Essa nota central que você tem, que aí é Sol, vai depender do tamanho da cuíca ou tem uma média, tem um lugar, é um som que você curte?
Não. Se for uma cuíca maior eu já crio uma escala um pouco mais… Aí já é diferente. Fui aprendendo, fui fazendo essa escala, depois saiu o Samba de uma nota só. Esse foi o primeiro solo.
Aí você foi criando o repertório da cuíca.
Até chegar à minha composição da cuíca.
A cuíca tem uma coisa meio livre, a expressão dela junto com outros instrumentos, parece que ela está livre pra entrar em qualquer espacinho que der, ela não tem uma coisa, uma estrutura assim fechada.
Você fica esperando a hora, é aqui, aí você entra. Essa é A cuíca chora, composição minha também:
[Índio canta] “A cuíca chora, sambando miúdo lá vou / a cuíca chora, sambando miúdo lá vou eu / lá vou eu, lá vou eu / lá vou eu, lá vou eu”.

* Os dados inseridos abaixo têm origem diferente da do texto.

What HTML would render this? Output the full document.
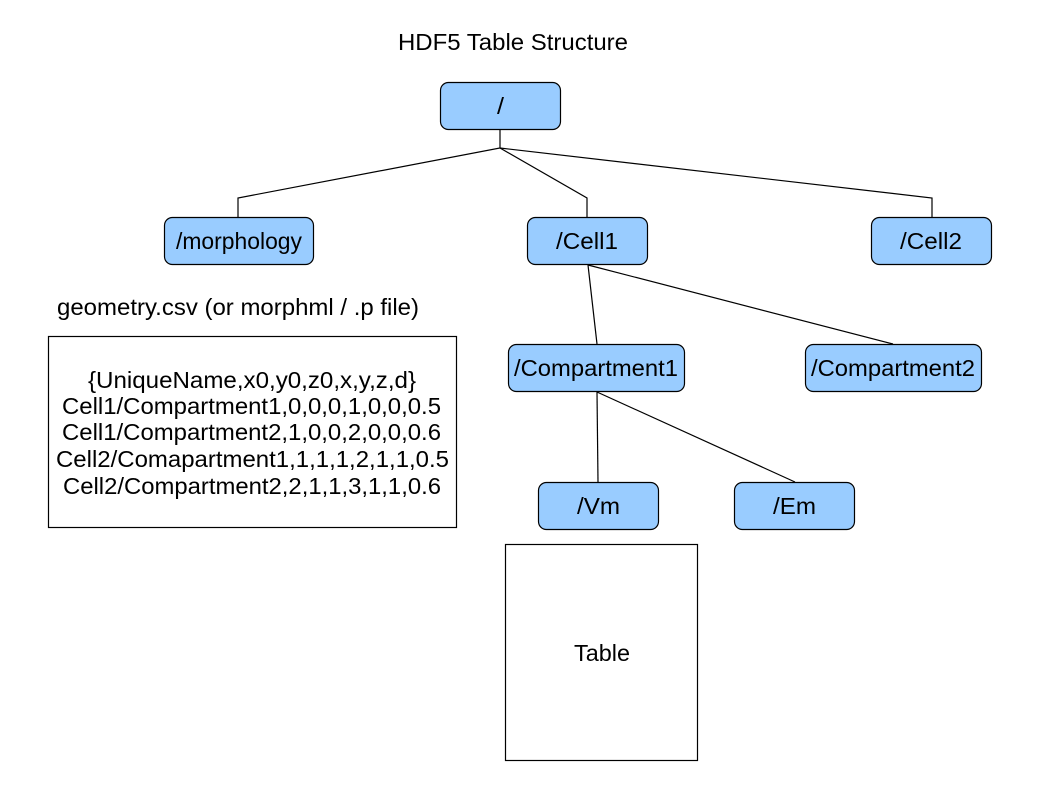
<!DOCTYPE html>
<html><head><style>
body{margin:0;background:#fff;}
svg text{font-family:"Liberation Sans",Arial,sans-serif;fill:#000;}
</style></head><body>
<svg width="1058" height="794" xmlns="http://www.w3.org/2000/svg">
<g fill="none" stroke="#000" stroke-width="1.2">
<polyline points="500,129 500,148 238,198 238,217"/>
<polyline points="500,148 587,198 587,217"/>
<polyline points="500,148 932,198 932,217"/>
<line x1="588" y1="265" x2="597" y2="344"/>
<line x1="588" y1="265" x2="893" y2="344"/>
<line x1="597" y1="392" x2="598" y2="482"/>
<line x1="597" y1="392" x2="795" y2="482"/>
</g>
<g fill="#99ccff" stroke="#000" stroke-width="1.2">
<rect x="440.5" y="82.5" width="120" height="47" rx="8"/>
<rect x="164.5" y="217.5" width="149" height="47" rx="8"/>
<rect x="527.5" y="217.5" width="120" height="47" rx="8"/>
<rect x="871.5" y="217.5" width="120" height="47" rx="8"/>
<rect x="508.5" y="344.5" width="176" height="47" rx="8"/>
<rect x="805.5" y="344.5" width="176" height="47" rx="8"/>
<rect x="538.5" y="482.5" width="120" height="47" rx="8"/>
<rect x="734.5" y="482.5" width="120" height="47" rx="8"/>
</g>
<g fill="#fff" stroke="#000" stroke-width="1.2">
<rect x="48.5" y="336.5" width="408" height="191"/>
<rect x="505.5" y="544.5" width="192" height="216"/>
</g>
<g font-size="23" lengthAdjust="spacingAndGlyphs">
<text x="497" y="114" textLength="7" lengthAdjust="spacingAndGlyphs">/</text>
<text x="176" y="249" textLength="126" lengthAdjust="spacingAndGlyphs">/morphology</text>
<text x="556" y="249" textLength="62" lengthAdjust="spacingAndGlyphs">/Cell1</text>
<text x="900" y="249" textLength="62" lengthAdjust="spacingAndGlyphs">/Cell2</text>
<text x="514" y="376" textLength="164" lengthAdjust="spacingAndGlyphs">/Compartment1</text>
<text x="811" y="376" textLength="164" lengthAdjust="spacingAndGlyphs">/Compartment2</text>
<text x="577" y="514" textLength="43" lengthAdjust="spacingAndGlyphs">/Vm</text>
<text x="773" y="514" textLength="43" lengthAdjust="spacingAndGlyphs">/Em</text>
<text x="574" y="661" textLength="56" lengthAdjust="spacingAndGlyphs">Table</text>
<text x="88" y="388" textLength="328" lengthAdjust="spacingAndGlyphs">{UniqueName,x0,y0,z0,x,y,z,d}</text>
<text x="62" y="414" textLength="379" lengthAdjust="spacingAndGlyphs">Cell1/Compartment1,0,0,0,1,0,0,0.5</text>
<text x="62" y="440" textLength="379" lengthAdjust="spacingAndGlyphs">Cell1/Compartment2,1,0,0,2,0,0,0.6</text>
<text x="56" y="467" textLength="393" lengthAdjust="spacingAndGlyphs">Cell2/Comapartment1,1,1,1,2,1,1,0.5</text>
<text x="63" y="494" textLength="378" lengthAdjust="spacingAndGlyphs">Cell2/Compartment2,2,1,1,3,1,1,0.6</text>
<text x="398" y="50" textLength="230" lengthAdjust="spacingAndGlyphs">HDF5 Table Structure</text>
<text x="57" y="315" textLength="362" lengthAdjust="spacingAndGlyphs">geometry.csv (or morphml / .p file)</text>
</g>
</svg>
</body></html>
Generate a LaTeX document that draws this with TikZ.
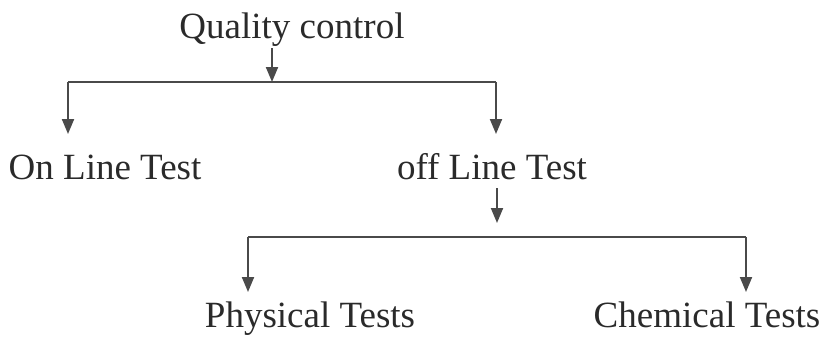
\documentclass[tikz,border=0pt]{standalone}
\usepackage{fontspec}
\setmainfont{Liberation Serif}
\usetikzlibrary{arrows.meta}
\definecolor{ink}{HTML}{2A2A2A}
\begin{document}
\begin{tikzpicture}[x=1pt,y=-1pt,
  lbl/.style={font=\fontsize{37}{44}\selectfont, text=ink, inner sep=0pt, anchor=base},
  conn/.style={draw=ink!85, line width=2pt},
  arr/.style={conn, -{Triangle[width=12pt,length=15pt]}}]
\useasboundingbox (0,0) rectangle (826,340);
\node[lbl] (qc) at (292,38) {Quality control};
\node[lbl] (on) at (105,179) {On Line Test};
\node[lbl] (off) at (492,179) {off Line Test};
\node[lbl] (phys) at (310,327) {Physical Tests};
\node[lbl] (chem) at (707,327) {Chemical Tests};
% junctions
\coordinate (q0) at (272,48);
\coordinate (j1) at (272,82);
\coordinate (l1) at (68,82);
\coordinate (r1) at (496,82);
\coordinate (lt) at (68,134);
\coordinate (rt) at (496,134);
\coordinate (o0) at (497,188);
\coordinate (o1) at (497,223);
\coordinate (l2) at (248,237);
\coordinate (r2) at (746,237);
\coordinate (lb) at (248,292);
\coordinate (rb) at (746,292);
\draw[arr] (q0) -- (j1);
\draw[conn] (l1) -- (r1);
\draw[arr] (l1) -- (lt);
\draw[arr] (r1) -- (rt);
\draw[arr] (o0) -- (o1);
\draw[conn] (l2) -- (r2);
\draw[arr] (l2) -- (lb);
\draw[arr] (r2) -- (rb);
\end{tikzpicture}
\end{document}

Isso é muito forte, muito potente na sua expressão artística. Porque você é um artista completo. Você dança, canta, compõe, acompanha.
E eu gosto de fazer, você vê que é espontâneo, não tem nada forçado.
É da sua linhagem. E falando em estilo e ginga, como é a sua relação com a capoeira?
Ela me acompanha desde cedo. A capoeira trabalha o seu corpo, os movimentos, a dança, a defesa. A capoeira é a nossa origem na África, na Bahia, é a nossa origem. Não sou um capoeirista, mas gosto muito dela. No berimbau fiz a primeira música. Aprendi um pouquinho, mas não cheguei a ser um capoeira. Dá um pouquinho de trabalho, mas é assim mesmo, afinação de berimbau é assim mesmo.
[Índio pega um berimbau e canta] “Berimbau tocou, meu corpo arrepiou / foi no Largo da Lapa, num jogo de malandro / tem capoeira / eu vou pra jogar”.
Como se deu a formação do Malandro 5 estrelas?
Acredita que nem fui eu que deu o nome Malandro 5 estrelas? Foi a produção que inventou, porque o samba fala daquele negócio todo da Lapa. “Bota Malandro 5 estrelas, vocês já eram”. Falei “Tá bom”. Mas é isso. Na música, você nunca sabe nada, você está sempre descobrindo. O Brasil tem tanto talento, tem cada instrumento de percussão que você nunca ouviu falar. O Luizinho do Jêje esses dias me mostrou um instrumento que eu nunca tinha visto. “Que é isso?”, perguntei. “Isso aqui é espada de Ogum”. Estou sempre aprendendo e tem muita coisa que não sei e não vi, isso aos 72 anos.